PROBLEM DESCRIPTION: Return exactly, please, the lines that run from the line with "Convert this chart" to the line with "Chart.register(...registerables);", ends included, and omit all pictures.

STORED RECORDS:
## Start

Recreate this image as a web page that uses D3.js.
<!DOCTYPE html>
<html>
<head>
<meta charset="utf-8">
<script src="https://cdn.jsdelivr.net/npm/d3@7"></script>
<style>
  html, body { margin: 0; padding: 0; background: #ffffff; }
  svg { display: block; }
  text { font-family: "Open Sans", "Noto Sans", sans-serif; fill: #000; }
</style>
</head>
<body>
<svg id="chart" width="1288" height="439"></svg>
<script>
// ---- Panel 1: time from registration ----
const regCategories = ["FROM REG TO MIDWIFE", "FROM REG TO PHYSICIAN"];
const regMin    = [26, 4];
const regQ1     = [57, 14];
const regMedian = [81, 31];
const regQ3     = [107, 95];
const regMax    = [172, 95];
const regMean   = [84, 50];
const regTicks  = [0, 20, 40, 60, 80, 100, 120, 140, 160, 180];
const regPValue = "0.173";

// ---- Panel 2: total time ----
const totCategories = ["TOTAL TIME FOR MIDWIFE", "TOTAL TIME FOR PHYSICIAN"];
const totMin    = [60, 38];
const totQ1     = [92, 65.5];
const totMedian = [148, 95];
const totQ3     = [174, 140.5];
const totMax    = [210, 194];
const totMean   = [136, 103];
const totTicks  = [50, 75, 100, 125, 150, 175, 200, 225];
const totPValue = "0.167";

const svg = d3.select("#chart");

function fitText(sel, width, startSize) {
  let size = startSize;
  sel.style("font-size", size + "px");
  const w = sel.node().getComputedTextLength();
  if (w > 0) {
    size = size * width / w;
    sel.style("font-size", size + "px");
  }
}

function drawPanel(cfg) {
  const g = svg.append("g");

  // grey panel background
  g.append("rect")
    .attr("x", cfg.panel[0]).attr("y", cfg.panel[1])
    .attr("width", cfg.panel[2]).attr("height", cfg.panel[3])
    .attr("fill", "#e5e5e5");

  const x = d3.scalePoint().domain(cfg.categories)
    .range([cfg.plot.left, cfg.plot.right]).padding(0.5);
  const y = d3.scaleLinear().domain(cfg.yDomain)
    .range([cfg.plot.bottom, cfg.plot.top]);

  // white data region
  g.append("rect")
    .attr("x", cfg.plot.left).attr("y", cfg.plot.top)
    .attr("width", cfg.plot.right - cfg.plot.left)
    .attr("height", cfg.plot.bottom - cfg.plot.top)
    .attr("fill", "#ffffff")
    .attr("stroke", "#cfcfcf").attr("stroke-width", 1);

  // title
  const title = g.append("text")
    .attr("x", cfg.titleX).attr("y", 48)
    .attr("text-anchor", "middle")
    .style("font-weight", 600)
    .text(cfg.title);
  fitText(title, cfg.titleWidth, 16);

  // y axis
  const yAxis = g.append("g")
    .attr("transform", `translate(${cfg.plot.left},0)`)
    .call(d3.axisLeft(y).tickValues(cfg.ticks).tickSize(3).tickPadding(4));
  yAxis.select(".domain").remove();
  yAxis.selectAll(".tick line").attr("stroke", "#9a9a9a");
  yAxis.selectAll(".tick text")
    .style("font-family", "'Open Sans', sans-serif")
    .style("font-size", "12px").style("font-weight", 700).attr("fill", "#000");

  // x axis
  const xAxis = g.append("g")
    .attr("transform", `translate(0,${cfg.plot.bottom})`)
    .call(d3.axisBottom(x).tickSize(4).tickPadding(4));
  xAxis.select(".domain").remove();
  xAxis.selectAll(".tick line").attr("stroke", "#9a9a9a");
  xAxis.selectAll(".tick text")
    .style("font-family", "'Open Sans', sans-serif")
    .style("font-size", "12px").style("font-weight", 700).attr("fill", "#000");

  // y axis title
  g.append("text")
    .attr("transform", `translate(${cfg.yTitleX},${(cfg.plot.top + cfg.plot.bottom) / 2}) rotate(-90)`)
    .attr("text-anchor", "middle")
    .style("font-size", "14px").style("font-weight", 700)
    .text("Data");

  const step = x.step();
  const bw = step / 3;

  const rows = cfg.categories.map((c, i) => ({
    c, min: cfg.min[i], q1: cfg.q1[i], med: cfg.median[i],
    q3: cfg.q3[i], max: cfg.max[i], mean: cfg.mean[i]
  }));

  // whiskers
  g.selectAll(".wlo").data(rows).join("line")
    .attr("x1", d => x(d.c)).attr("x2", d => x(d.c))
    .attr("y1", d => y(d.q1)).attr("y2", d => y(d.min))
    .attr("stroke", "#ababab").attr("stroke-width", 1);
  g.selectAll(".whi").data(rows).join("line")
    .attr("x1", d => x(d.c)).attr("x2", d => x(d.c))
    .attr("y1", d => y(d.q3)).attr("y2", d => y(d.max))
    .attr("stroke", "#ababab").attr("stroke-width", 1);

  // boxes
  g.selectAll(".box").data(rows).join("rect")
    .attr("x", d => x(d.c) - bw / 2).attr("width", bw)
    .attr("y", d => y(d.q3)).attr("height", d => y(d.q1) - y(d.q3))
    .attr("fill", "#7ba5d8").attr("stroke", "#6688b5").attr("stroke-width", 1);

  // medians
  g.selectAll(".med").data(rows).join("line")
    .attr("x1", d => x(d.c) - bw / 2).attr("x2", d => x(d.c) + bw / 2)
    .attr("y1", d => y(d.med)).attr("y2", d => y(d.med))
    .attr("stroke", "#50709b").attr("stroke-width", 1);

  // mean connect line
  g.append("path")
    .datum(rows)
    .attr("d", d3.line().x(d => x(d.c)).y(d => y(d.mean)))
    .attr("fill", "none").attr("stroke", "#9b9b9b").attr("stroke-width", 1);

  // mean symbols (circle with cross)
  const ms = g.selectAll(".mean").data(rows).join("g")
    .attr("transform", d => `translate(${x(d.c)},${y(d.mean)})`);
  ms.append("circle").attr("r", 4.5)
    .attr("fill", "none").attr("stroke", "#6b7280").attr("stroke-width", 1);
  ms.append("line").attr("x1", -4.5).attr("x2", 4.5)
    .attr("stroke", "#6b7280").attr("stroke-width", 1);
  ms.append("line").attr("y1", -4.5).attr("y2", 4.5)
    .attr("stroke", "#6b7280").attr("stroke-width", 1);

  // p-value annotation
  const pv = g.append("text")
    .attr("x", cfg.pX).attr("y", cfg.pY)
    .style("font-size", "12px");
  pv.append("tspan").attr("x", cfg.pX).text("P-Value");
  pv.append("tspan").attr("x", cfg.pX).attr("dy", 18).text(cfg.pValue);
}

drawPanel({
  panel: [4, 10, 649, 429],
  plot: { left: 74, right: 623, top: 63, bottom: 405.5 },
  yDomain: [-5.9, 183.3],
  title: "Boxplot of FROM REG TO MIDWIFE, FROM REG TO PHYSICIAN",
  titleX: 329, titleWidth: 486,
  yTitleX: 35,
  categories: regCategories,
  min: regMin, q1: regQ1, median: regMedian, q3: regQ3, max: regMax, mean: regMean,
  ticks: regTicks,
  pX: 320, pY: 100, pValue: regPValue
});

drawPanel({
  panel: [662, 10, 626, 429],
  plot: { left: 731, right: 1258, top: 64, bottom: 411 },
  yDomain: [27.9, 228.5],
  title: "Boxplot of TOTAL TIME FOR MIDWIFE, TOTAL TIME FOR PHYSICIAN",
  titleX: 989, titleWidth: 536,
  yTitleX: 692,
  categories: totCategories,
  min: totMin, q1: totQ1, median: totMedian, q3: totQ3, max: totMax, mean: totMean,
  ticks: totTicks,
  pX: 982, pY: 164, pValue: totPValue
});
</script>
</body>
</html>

## End
## Start

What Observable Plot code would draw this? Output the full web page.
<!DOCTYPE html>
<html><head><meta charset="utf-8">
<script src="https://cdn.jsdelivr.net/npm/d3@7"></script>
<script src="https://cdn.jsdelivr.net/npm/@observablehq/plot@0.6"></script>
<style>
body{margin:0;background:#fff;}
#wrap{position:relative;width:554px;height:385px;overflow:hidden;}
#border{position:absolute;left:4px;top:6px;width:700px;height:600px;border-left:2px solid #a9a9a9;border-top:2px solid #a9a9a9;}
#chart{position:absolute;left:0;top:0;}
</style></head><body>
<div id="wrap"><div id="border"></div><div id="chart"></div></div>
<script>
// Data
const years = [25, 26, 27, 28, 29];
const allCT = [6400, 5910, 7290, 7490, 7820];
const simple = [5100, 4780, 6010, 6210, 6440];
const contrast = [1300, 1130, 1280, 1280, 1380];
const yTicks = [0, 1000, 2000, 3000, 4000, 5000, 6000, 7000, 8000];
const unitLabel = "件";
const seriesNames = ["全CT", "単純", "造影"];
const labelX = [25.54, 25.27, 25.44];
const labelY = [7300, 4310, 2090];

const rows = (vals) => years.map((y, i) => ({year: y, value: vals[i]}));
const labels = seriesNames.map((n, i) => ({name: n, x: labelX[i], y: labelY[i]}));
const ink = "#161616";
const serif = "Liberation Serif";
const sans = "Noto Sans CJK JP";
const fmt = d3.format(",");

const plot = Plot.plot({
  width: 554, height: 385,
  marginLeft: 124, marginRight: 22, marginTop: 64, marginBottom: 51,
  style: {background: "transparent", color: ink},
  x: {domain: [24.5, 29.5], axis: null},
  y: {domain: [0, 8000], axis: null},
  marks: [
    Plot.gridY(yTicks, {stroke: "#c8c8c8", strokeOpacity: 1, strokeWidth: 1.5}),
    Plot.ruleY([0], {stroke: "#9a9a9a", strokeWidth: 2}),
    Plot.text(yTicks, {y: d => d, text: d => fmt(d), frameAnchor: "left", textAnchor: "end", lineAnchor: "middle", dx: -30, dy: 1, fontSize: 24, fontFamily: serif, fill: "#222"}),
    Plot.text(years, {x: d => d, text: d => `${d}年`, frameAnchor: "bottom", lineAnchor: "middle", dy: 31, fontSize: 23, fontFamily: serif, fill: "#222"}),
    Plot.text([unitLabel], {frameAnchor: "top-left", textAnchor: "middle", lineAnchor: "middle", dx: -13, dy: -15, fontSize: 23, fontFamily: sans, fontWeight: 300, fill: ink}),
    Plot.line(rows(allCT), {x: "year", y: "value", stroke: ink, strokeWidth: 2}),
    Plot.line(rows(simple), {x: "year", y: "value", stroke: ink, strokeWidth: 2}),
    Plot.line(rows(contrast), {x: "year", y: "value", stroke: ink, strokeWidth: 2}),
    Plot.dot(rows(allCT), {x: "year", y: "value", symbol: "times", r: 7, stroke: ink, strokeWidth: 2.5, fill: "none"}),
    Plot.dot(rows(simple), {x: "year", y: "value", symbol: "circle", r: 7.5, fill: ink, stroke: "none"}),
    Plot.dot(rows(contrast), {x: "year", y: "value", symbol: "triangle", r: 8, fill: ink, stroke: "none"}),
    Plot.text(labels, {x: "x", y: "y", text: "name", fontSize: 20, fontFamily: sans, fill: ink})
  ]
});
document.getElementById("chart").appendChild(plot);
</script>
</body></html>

## End
## Start

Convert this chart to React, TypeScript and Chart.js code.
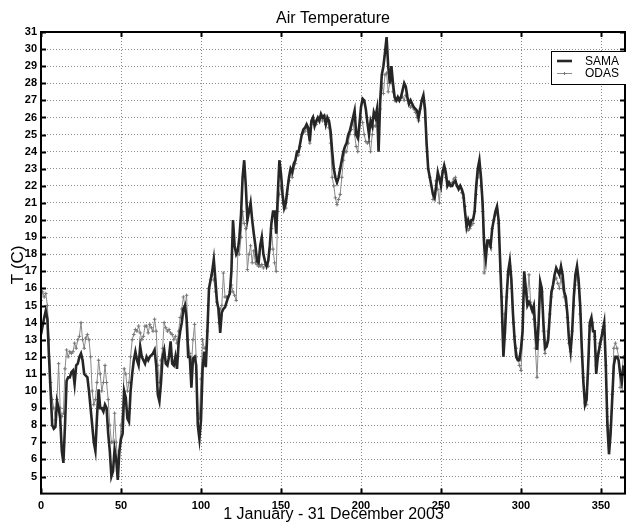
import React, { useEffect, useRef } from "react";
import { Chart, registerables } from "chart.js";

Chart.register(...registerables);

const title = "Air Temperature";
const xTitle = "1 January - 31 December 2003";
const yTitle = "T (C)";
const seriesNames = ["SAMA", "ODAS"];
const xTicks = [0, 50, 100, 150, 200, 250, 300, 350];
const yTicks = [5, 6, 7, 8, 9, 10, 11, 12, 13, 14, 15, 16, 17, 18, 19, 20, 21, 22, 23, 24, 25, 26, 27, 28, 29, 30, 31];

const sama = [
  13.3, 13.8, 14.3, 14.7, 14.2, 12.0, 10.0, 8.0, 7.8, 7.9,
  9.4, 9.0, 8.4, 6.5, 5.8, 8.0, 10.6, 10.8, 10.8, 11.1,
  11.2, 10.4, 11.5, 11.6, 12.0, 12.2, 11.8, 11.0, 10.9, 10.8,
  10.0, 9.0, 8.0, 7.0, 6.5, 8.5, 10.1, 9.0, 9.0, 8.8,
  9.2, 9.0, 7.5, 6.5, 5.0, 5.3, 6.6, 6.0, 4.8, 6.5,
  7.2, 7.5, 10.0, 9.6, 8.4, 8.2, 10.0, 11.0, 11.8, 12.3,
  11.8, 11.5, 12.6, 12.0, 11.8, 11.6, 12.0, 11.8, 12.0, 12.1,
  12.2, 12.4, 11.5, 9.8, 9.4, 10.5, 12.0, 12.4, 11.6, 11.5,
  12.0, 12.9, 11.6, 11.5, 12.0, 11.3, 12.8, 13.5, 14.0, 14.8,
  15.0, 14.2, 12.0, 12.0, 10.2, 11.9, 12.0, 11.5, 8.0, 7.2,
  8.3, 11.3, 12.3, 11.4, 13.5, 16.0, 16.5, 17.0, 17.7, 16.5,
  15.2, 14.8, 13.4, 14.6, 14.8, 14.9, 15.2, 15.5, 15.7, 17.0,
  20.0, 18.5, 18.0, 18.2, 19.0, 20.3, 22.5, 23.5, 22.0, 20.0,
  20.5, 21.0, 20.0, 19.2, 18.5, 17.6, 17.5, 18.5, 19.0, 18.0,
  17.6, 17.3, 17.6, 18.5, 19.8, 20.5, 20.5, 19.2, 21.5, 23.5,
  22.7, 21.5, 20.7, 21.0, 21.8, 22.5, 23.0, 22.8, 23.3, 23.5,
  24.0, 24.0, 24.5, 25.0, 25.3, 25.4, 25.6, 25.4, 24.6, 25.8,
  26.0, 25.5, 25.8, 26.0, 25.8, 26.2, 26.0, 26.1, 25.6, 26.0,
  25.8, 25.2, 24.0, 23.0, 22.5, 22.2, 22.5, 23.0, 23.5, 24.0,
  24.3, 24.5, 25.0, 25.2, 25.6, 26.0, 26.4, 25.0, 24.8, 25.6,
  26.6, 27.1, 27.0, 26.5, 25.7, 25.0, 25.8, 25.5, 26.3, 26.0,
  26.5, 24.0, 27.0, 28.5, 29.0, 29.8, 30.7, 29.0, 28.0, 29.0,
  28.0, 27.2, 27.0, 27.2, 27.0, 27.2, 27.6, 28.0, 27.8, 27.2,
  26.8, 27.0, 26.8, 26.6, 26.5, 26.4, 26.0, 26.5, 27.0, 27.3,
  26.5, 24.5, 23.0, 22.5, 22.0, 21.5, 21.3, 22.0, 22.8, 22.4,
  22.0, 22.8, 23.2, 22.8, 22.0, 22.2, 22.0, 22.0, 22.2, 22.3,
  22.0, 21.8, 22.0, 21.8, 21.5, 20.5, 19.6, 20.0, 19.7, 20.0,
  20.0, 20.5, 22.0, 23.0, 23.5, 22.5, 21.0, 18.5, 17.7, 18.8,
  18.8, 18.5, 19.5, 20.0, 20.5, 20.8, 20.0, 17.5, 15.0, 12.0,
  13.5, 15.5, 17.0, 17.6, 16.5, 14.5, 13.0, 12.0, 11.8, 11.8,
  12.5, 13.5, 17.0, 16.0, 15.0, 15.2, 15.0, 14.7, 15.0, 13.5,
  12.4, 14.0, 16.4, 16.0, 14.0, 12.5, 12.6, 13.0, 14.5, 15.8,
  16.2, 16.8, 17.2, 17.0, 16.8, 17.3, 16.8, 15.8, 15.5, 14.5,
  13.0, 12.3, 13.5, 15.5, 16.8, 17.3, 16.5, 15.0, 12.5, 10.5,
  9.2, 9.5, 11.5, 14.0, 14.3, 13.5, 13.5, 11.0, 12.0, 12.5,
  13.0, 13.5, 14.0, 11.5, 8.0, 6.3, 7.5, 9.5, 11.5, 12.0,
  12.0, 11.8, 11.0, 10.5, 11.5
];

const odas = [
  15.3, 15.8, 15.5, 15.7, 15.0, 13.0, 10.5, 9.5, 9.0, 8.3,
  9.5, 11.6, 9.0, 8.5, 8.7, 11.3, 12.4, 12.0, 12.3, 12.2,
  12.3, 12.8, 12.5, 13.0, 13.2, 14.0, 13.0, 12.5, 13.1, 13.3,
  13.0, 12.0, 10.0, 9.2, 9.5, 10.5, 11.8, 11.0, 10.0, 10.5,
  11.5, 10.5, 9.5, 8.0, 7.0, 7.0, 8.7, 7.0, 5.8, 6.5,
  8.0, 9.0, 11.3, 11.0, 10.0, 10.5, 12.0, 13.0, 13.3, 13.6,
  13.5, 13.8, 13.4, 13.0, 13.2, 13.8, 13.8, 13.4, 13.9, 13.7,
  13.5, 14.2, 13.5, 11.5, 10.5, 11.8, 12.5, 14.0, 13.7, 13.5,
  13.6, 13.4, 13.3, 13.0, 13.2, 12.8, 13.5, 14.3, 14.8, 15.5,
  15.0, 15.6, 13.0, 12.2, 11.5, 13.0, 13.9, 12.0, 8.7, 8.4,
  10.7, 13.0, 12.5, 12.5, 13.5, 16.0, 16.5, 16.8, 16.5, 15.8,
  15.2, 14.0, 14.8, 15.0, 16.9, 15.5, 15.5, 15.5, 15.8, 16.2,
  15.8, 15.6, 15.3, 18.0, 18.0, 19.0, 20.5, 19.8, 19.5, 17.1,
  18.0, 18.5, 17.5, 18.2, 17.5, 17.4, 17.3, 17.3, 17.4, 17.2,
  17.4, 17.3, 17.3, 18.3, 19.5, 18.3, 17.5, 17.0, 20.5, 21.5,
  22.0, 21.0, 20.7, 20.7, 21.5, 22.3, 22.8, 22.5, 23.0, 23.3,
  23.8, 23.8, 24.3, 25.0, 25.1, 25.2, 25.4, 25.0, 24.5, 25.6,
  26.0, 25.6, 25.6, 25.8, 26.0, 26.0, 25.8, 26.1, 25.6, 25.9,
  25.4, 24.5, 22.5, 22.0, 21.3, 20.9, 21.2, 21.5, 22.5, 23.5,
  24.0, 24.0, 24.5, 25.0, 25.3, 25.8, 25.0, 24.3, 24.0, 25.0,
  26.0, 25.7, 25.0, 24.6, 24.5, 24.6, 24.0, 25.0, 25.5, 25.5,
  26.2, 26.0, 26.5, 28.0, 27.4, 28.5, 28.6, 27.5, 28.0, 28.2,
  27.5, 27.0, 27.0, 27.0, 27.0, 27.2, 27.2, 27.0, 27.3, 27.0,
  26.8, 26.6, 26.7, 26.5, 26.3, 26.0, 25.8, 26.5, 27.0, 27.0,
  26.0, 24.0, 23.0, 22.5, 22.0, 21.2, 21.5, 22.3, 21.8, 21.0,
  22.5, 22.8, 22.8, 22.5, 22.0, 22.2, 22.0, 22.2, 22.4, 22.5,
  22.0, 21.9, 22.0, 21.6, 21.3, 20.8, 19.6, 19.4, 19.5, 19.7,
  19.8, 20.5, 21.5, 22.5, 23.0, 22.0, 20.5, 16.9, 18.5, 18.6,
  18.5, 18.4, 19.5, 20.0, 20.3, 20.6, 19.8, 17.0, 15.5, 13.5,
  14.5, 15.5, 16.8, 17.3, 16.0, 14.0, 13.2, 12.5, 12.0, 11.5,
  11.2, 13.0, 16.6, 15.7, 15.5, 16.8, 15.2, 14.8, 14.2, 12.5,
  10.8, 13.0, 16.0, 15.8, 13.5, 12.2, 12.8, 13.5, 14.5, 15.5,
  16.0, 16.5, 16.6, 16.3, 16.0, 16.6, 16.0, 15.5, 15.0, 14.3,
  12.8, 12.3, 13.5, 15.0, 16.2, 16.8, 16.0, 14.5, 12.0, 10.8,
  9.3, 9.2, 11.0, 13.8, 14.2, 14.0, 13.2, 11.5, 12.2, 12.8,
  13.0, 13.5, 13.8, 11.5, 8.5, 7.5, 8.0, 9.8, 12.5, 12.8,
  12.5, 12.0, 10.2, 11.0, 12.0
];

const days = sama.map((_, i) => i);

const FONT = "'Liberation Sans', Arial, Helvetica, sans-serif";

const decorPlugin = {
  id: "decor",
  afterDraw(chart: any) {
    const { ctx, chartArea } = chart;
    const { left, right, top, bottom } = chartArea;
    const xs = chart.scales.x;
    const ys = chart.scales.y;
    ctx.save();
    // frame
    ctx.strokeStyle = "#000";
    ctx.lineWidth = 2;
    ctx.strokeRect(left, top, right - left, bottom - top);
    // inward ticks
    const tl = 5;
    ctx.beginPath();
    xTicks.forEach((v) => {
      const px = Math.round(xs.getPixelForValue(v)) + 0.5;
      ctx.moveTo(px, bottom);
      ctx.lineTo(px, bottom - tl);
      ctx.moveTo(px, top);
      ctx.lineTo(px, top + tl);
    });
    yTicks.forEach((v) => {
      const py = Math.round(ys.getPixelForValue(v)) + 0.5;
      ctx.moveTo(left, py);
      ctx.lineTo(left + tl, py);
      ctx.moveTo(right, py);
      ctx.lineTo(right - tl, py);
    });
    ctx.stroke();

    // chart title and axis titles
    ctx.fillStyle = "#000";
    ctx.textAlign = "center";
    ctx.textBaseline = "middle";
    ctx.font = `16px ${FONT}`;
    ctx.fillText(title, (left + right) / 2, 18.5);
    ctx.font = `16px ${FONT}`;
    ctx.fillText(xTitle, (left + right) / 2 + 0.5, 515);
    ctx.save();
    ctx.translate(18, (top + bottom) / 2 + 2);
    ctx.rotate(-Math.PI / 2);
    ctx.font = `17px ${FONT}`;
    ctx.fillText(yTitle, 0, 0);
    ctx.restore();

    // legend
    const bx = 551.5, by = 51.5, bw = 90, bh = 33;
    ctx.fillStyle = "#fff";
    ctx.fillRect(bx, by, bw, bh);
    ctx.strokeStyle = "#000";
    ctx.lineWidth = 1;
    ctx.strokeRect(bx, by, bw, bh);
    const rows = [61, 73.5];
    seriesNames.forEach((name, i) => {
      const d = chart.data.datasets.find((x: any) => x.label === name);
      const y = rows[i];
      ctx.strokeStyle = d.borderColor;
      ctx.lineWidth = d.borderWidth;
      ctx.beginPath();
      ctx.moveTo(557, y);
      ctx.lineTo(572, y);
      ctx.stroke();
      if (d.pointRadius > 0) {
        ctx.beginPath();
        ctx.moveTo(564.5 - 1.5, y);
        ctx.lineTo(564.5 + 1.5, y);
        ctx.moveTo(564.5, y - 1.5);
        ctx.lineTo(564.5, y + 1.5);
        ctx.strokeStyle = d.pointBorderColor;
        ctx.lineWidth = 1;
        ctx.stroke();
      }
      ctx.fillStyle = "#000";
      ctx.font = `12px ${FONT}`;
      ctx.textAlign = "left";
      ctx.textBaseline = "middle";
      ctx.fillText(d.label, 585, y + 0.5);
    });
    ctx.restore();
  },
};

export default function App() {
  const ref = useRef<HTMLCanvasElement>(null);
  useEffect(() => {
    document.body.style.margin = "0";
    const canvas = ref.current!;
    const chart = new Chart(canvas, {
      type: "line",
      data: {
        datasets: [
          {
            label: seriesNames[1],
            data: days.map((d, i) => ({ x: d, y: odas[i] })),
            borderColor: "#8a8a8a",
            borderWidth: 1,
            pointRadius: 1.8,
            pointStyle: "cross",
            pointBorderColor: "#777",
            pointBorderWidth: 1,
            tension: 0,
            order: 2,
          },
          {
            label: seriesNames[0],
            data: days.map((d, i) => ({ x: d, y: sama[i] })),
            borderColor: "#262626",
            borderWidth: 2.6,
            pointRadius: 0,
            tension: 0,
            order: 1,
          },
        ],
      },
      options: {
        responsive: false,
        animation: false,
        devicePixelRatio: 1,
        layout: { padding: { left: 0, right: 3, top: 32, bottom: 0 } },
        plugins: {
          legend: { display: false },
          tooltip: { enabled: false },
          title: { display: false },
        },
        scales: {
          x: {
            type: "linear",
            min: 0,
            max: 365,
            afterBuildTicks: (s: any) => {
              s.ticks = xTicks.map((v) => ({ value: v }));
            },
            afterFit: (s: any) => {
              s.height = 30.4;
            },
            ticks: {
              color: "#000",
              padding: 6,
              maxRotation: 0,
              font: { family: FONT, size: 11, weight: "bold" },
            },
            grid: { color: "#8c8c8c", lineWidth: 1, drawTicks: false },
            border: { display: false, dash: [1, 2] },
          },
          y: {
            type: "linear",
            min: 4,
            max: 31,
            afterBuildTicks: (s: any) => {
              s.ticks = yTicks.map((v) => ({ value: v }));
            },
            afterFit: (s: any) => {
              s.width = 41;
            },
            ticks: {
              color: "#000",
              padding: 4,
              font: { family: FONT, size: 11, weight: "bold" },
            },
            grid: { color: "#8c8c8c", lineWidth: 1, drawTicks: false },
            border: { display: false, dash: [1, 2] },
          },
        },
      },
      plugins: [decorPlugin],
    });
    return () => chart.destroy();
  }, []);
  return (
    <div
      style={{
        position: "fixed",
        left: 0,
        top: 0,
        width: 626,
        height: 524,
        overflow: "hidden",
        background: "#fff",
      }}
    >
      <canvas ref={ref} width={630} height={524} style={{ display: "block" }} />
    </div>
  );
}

## End

RESULT:
Convert this chart to React, TypeScript and Chart.js code.
import React, { useEffect, useRef } from "react";
import { Chart, registerables } from "chart.js";

Chart.register(...registerables);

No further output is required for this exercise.